The Ming Dynasty (1368-1644 CE) arose after the decline of the Yuan (Mongol) Dynasty. This is an account of the beginnings of the Ming.
Since the Sung [Song] dynasty had lost the throne and Heaven had cut off their sacrifice, the Yuan [Mongol] dynasty had risen from the desert to enter and rule over Zhongguo [China] for more than a hundred years, when Heaven, wearied of their misgovernment and debauchery, thought also fit to turn their fate to ruin, and the affairs of Zhongguo were in a state of disorder for eighteen years. But when the nation began to arouse itself, We, as a simple peasant of Huai-yu, conceived the patriotic idea to save the people, and it pleased the Creator to grant that Our civil and military officers effected their passage across eastward to the left side of the River. We have then been engaged in war for fourteen years; We have, in the west, subdued the king of Han, Ch’en Yu-liang; We have, in the east, bound the king of Wu, Chang Shih-ch’eng; We have, in the south, subdued Min and Yueh [Fukien and Kuang-tung], and conquered Pa and Shu [Sze-chuan]; We have, in the north, established order in Yu and Yen [Chih-li]; We have established peace in the Empire, and restored the old boundaries of Zhongguo. We were selected by Our people to occupy the Imperial throne of Zhongguo under the dynastic title of ‘the Great Ming,’ commencing with Our reign styled Hung-wu, of which we now are in the fourth year. We have sent officers to all the foreign kingdoms with this Manifesto except to you, Fu-lin [Byzantium], who, being separated from us by the western sea, have not as yet received the announcement. We now send a native of your country, Nieh-ku-lun [Fra. Nicolaus de Bentra, Archbishop of Peking], to hand you this Manifesto. Although We are not equal in wisdom to our ancient rulers whose virtue was recognized all over the universe, We cannot but let the world know Our intention to maintain peace within the four seas. It is on this ground alone that We have issued this Manifesto.

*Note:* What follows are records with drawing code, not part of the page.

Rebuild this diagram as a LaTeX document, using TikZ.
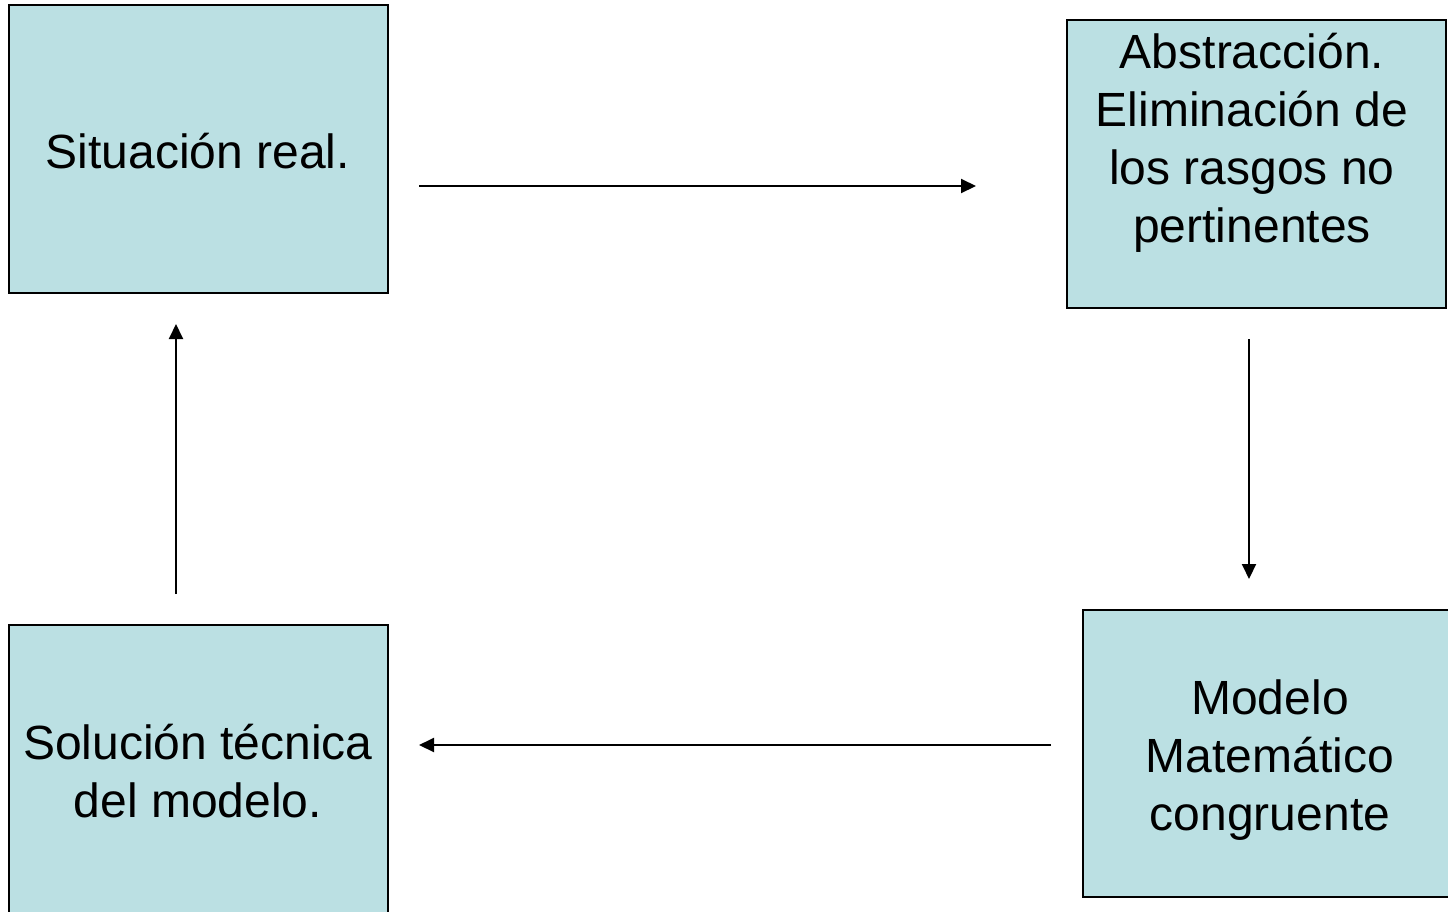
\documentclass[tikz,border=0pt]{standalone}
\usepackage{fontspec}
\setmainfont{Liberation Sans}
\usetikzlibrary{arrows.meta}
\definecolor{boxfill}{HTML}{BBE0E3}
\begin{document}
\begin{tikzpicture}[x=1pt,y=-1pt,
  stage/.style={draw=black, line width=2pt, fill=boxfill,
    minimum width=379pt, minimum height=288pt, inner sep=0pt},
  label/.style={align=center, font=\fontsize{48}{58}\selectfont, inner sep=0pt},
  arr/.style={line width=2pt, -{Triangle[length=15pt,width=14pt]}}]
  \useasboundingbox (0,0) rectangle (1448,911);
  \clip (0,0) rectangle (1448,911);

  % the four stages of the modelling cycle
  \node[stage] (b1) at (198.5,149) {};
  \node[stage] (b2) at (1256.5,164) {};
  \node[stage, minimum height=287pt] (b3) at (1272.5,753.5) {};
  \node[stage] (b4) at (198.5,769) {};

  \node[label] (t1) at (198,151) {Situación real.};
  \node[label] (t2) at (1252,142.5) {Abstracción.\\Eliminación de\\los rasgos no\\pertinentes};
  \node[label] (t3) at (1270,760) {Modelo\\Matemático\\congruente};
  \node[label] (t4) at (198,771) {Solución técnica\\del modelo.};

  % connectors between the stages
  \draw[arr, shorten <=30pt, shorten >=90pt]
    ([yshift=-37pt]b1.east) -- ([yshift=-37pt]b1.east -| b2.west);
  \draw[arr, shorten <=30pt, shorten >=30pt]
    ([xshift=-7.5pt]b2.south) -- ([xshift=-7.5pt]b2.south |- b3.north);
  \draw[arr, shorten <=31pt, shorten >=30pt]
    ([yshift=8.5pt]b3.west) -- ([yshift=8.5pt]b3.west -| b4.east);
  \draw[arr, shorten <=30pt, shorten >=30pt]
    ([xshift=-22.5pt]b4.north) -- ([xshift=-22.5pt]b4.north |- b1.south);
\end{tikzpicture}
\end{document}
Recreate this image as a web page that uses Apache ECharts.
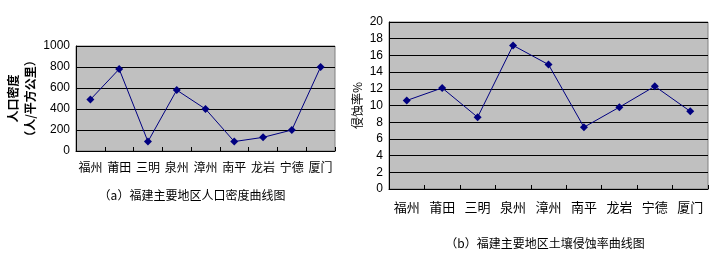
<!DOCTYPE html>
<html><head><meta charset="utf-8">
<script src="https://cdn.jsdelivr.net/npm/echarts@6/dist/echarts.min.js"></script>
<style>html,body{margin:0;padding:0;background:#fff}#c{width:715px;height:260px}</style>
</head><body><div id="c"></div>
<script>
var categories = ['福州','莆田','三明','泉州','漳州','南平','龙岩','宁德','厦门'];
var densityValues = [490, 780, 90, 580, 400, 90, 130, 200, 800];
var erosionValues = [10.6, 12.1, 8.6, 17.2, 14.9, 7.4, 9.8, 12.3, 9.3];
var titleA = '（a）福建主要地区人口密度曲线图';
var titleB = '（b）福建主要地区土壤侵蚀率曲线图';
var nameA = '人口密度\n（人/平方公里）';
var nameB = '侵蚀率%';

var cjk = '"Noto Sans CJK SC", sans-serif';
var num = '"Liberation Sans", Arial, sans-serif';
var lineColor = '#000080';

function xAx(idx, fs){
  return {type:'category', gridIndex:idx, data:categories, boundaryGap:true,
    axisLine:{lineStyle:{color:'#000', width:1}},
    axisTick:{show:true, length:4, inside:true, lineStyle:{color:'#000'}},
    axisLabel:{color:'#000', fontFamily:cjk, fontSize:fs, margin:fs===12?10:12, interval:0},
    splitLine:{show:false}};
}
function yAx(idx, max, interval, name, gap, fw){
  return {type:'value', gridIndex:idx, min:0, max:max, interval:interval,
    name:name, nameLocation:'middle', nameGap:gap, nameRotate:90,
    nameTextStyle:{color:'#000', fontFamily:cjk, fontSize:12, fontWeight:fw, lineHeight:17},
    axisLine:{show:true, lineStyle:{color:'#000'}},
    axisTick:{show:false},
    axisLabel:{color:'#000', fontFamily:num, fontSize:12, margin:6, formatter:function(v){return String(v);}},
    splitLine:{show:true, lineStyle:{color:'#000', width:1}}};
}
var chart = echarts.init(document.getElementById('c'), null, {renderer:'canvas'});
chart.setOption({
  animation:false,
  backgroundColor:'#fff',
  title:[
    {text:titleA, left:187, top:184, textAlign:'center', textStyle:{fontFamily:cjk, fontSize:12, fontWeight:'normal', color:'#000'}},
    {text:titleB, left:540, top:232, textAlign:'center', textStyle:{fontFamily:cjk, fontSize:12, fontWeight:'normal', color:'#000'}}
  ],
  grid:[
    {left:76, top:46, width:259, height:105, show:true, backgroundColor:'#c0c0c0', borderColor:'#808080', borderWidth:1},
    {left:389, top:22, width:319, height:167, show:true, backgroundColor:'#c0c0c0', borderColor:'#808080', borderWidth:1}
  ],
  xAxis:[xAx(0,12), xAx(1,13)],
  yAxis:[yAx(0,1000,200,nameA,35,'bold'), yAx(1,20,2,nameB,22,'normal')],
  series:[
    {type:'line', xAxisIndex:0, yAxisIndex:0, data:densityValues, symbol:'diamond', symbolSize:8,
      lineStyle:{color:lineColor, width:1}, itemStyle:{color:lineColor}},
    {type:'line', xAxisIndex:1, yAxisIndex:1, data:erosionValues, symbol:'diamond', symbolSize:8,
      lineStyle:{color:lineColor, width:1}, itemStyle:{color:lineColor}}
  ]
});
</script></body></html>
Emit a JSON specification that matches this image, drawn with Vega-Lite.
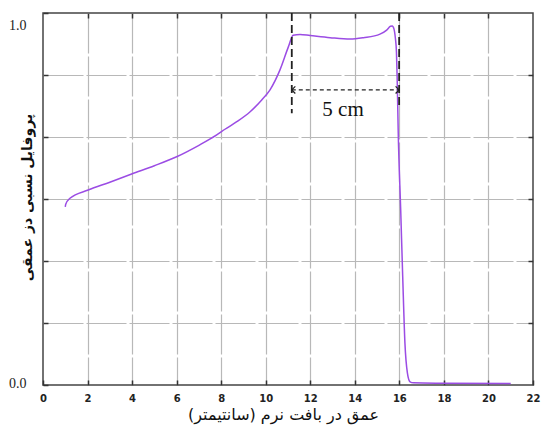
{
  "$schema": "https://vega.github.io/schema/vega-lite/v6.json",
  "width": 490,
  "height": 372,
  "autosize": {"type": "none"},
  "padding": {"left": 43, "top": 13, "right": 8, "bottom": 43},
  "background": "white",
  "config": {
    "view": {"stroke": "#444", "strokeWidth": 1.5},
    "axis": {"domain": false}
  },
  "datasets": {
    "curve": [
      {"x": 1.0, "y": 0.498},
      {"x": 1.02, "y": 0.505},
      {"x": 1.21, "y": 0.522},
      {"x": 2.03, "y": 0.545},
      {"x": 3.0, "y": 0.567},
      {"x": 3.98, "y": 0.59},
      {"x": 5.0, "y": 0.613},
      {"x": 6.0, "y": 0.638},
      {"x": 7.0, "y": 0.67},
      {"x": 7.8, "y": 0.699},
      {"x": 8.17, "y": 0.715},
      {"x": 8.7, "y": 0.736},
      {"x": 9.3, "y": 0.764},
      {"x": 9.82, "y": 0.797},
      {"x": 10.2, "y": 0.826},
      {"x": 10.64, "y": 0.881},
      {"x": 11.02, "y": 0.946},
      {"x": 11.23, "y": 0.978},
      {"x": 11.54, "y": 0.98},
      {"x": 11.99, "y": 0.977},
      {"x": 12.89, "y": 0.971},
      {"x": 13.79, "y": 0.967},
      {"x": 14.39, "y": 0.971},
      {"x": 15.13, "y": 0.981},
      {"x": 15.43, "y": 0.992},
      {"x": 15.6, "y": 1.003},
      {"x": 15.68, "y": 1.004},
      {"x": 15.76, "y": 0.995},
      {"x": 15.82, "y": 0.97},
      {"x": 15.87, "y": 0.93},
      {"x": 15.9, "y": 0.862},
      {"x": 15.95, "y": 0.704},
      {"x": 16.06, "y": 0.489},
      {"x": 16.15, "y": 0.303},
      {"x": 16.25, "y": 0.117},
      {"x": 16.36, "y": 0.034},
      {"x": 16.48, "y": 0.009},
      {"x": 16.63, "y": 0.006},
      {"x": 18.0, "y": 0.005},
      {"x": 21.0, "y": 0.004}
    ],
    "marks": [
      {"x": 11.17, "top": 1.04, "bottom": 0.76},
      {"x": 15.99, "top": 1.04, "bottom": 0.774}
    ],
    "arrow": [{"x": 11.17, "x2": 15.99, "y": 0.825}],
    "heads": [
      {"x": 11.17, "y": 0.825, "dir": "left"},
      {"x": 15.99, "y": 0.825, "dir": "right"}
    ],
    "label": [{"x": 13.47, "y": 0.769, "text": "5 cm"}]
  },
  "layer": [
    {
      "data": {"name": "curve"},
      "mark": {"type": "line", "color": "#9b4ce4", "strokeWidth": 1.5, "clip": true, "interpolate": "monotone"},
      "encoding": {
        "x": {
          "field": "x", "type": "quantitative",
          "scale": {"domain": [0, 22], "nice": false, "zero": false},
          "axis": {
            "orient": "bottom",
            "values": [0, 2, 4, 6, 8, 10, 12, 14, 16, 18, 20, 22],
            "grid": true,
            "gridColor": "#b8b8b8",
            "gridDash": [40, 3],
            "gridWidth": 1.2,
            "gridOpacity": {"condition": {"test": "datum.value == 0 || datum.value == 22", "value": 0}, "value": 1},
            "ticks": true,
            "tickSize": -5,
            "tickColor": "#333",
            "tickWidth": 1.5,
            "labelFont": "DejaVu Sans",
            "labelFontWeight": "bold",
            "labelFontSize": 10,
            "labelColor": "#222",
            "labelPadding": 13,
            "labelFlush": false,
            "title": "عمق در بافت نرم (سانتیمتر)",
            "titleFont": "DejaVu Sans",
            "titleFontSize": 16,
            "titleFontWeight": "normal",
            "titleColor": "#111",
            "titleX": 240,
            "titleY": 29,
            "titleAlign": "center",
            "titleBaseline": "middle"
          }
        },
        "y": {
          "field": "y", "type": "quantitative",
          "scale": {"domain": [0, 1.04], "nice": false, "zero": false},
          "axis": {
            "orient": "left",
            "values": [0, 0.17333, 0.34667, 0.52, 0.69333, 0.86667, 1, 1.04],
            "labelExpr": "datum.value == 0 ? '0.0' : (datum.value == 1 ? '1.0' : '')",
            "grid": true,
            "gridColor": "#b8b8b8",
            "gridDash": [40, 3],
            "gridWidth": 1.2,
            "gridOpacity": {"condition": {"test": "datum.value == 0 || datum.value == 1 || datum.value == 1.04", "value": 0}, "value": 1},
            "ticks": true,
            "tickSize": -5,
            "tickColor": "#333",
            "tickWidth": 1.5,
            "tickOpacity": {"condition": {"test": "datum.value == 1", "value": 0}, "value": 1},
            "labelFont": "Liberation Serif",
            "labelFontSize": 14,
            "labelColor": "#222",
            "labelPadding": 22,
            "labelOffset": -2,
            "title": "پروفایل نسبی دز عمقی",
            "titleFont": "DejaVu Sans",
            "titleFontSize": 14,
            "titleFontWeight": "bold",
            "titleColor": "#111",
            "titleAngle": -90,
            "titleX": -16,
            "titleY": 184,
            "titleAlign": "center",
            "titleBaseline": "middle"
          }
        }
      }
    },
    {
      "data": {"name": "marks"},
      "mark": {"type": "rule", "color": "#222", "strokeWidth": 1.8, "strokeDash": [8, 4]},
      "encoding": {
        "x": {"field": "x", "type": "quantitative", "axis": {"orient": "top", "values": [2, 4, 6, 8, 10, 12, 14, 16, 18, 20], "labels": false, "grid": false, "tickSize": -5, "tickColor": "#333", "tickWidth": 1.5, "title": null}},
        "y": {"field": "top", "type": "quantitative", "axis": {"orient": "right", "values": [0.17333, 0.34667, 0.52, 0.69333, 0.86667], "labels": false, "grid": false, "tickSize": -5, "tickColor": "#333", "tickWidth": 1.5, "title": null}},
        "y2": {"field": "bottom"}
      }
    },
    {
      "data": {"name": "arrow"},
      "mark": {"type": "rule", "color": "#222", "strokeWidth": 1.3, "strokeDash": [4, 3]},
      "encoding": {
        "x": {"field": "x", "type": "quantitative", "axis": null},
        "x2": {"field": "x2"},
        "y": {"field": "y", "type": "quantitative", "axis": null}
      }
    },
    {
      "data": {"name": "heads"},
      "mark": {"type": "point", "filled": false, "color": "#222", "strokeWidth": 1.3, "size": 50, "opacity": 1},
      "encoding": {
        "x": {"field": "x", "type": "quantitative", "axis": null},
        "y": {"field": "y", "type": "quantitative", "axis": null},
        "shape": {
          "field": "dir", "type": "nominal",
          "scale": {"domain": ["left", "right"], "range": ["M1,-1L0,0L1,1", "M-1,-1L0,0L-1,1"]},
          "legend": null
        }
      }
    },
    {
      "data": {"name": "label"},
      "mark": {"type": "text", "font": "Liberation Serif", "fontSize": 21, "color": "#111", "align": "center", "baseline": "middle"},
      "encoding": {
        "x": {"field": "x", "type": "quantitative", "axis": null},
        "y": {"field": "y", "type": "quantitative", "axis": null},
        "text": {"field": "text"}
      }
    }
  ],
  "resolve": {"axis": {"x": "independent", "y": "independent"}}
}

Source: F. Hirth, China and the Roman Orient: Researches into their Ancient and Mediaeval Relations as Represented in Old Chinese Records (Shanghai & Hong Kong, 1885), pp. 65-67.
questions for consideration:
- How does this account compare to the history of the time which you might have encounter in class or textbook reading?
- What evidence of the idea of the Mandate of Heaven appears here? Provide specific examples
- Who is the audience for this document? Why do you think so? How might this have affected how the author told this story?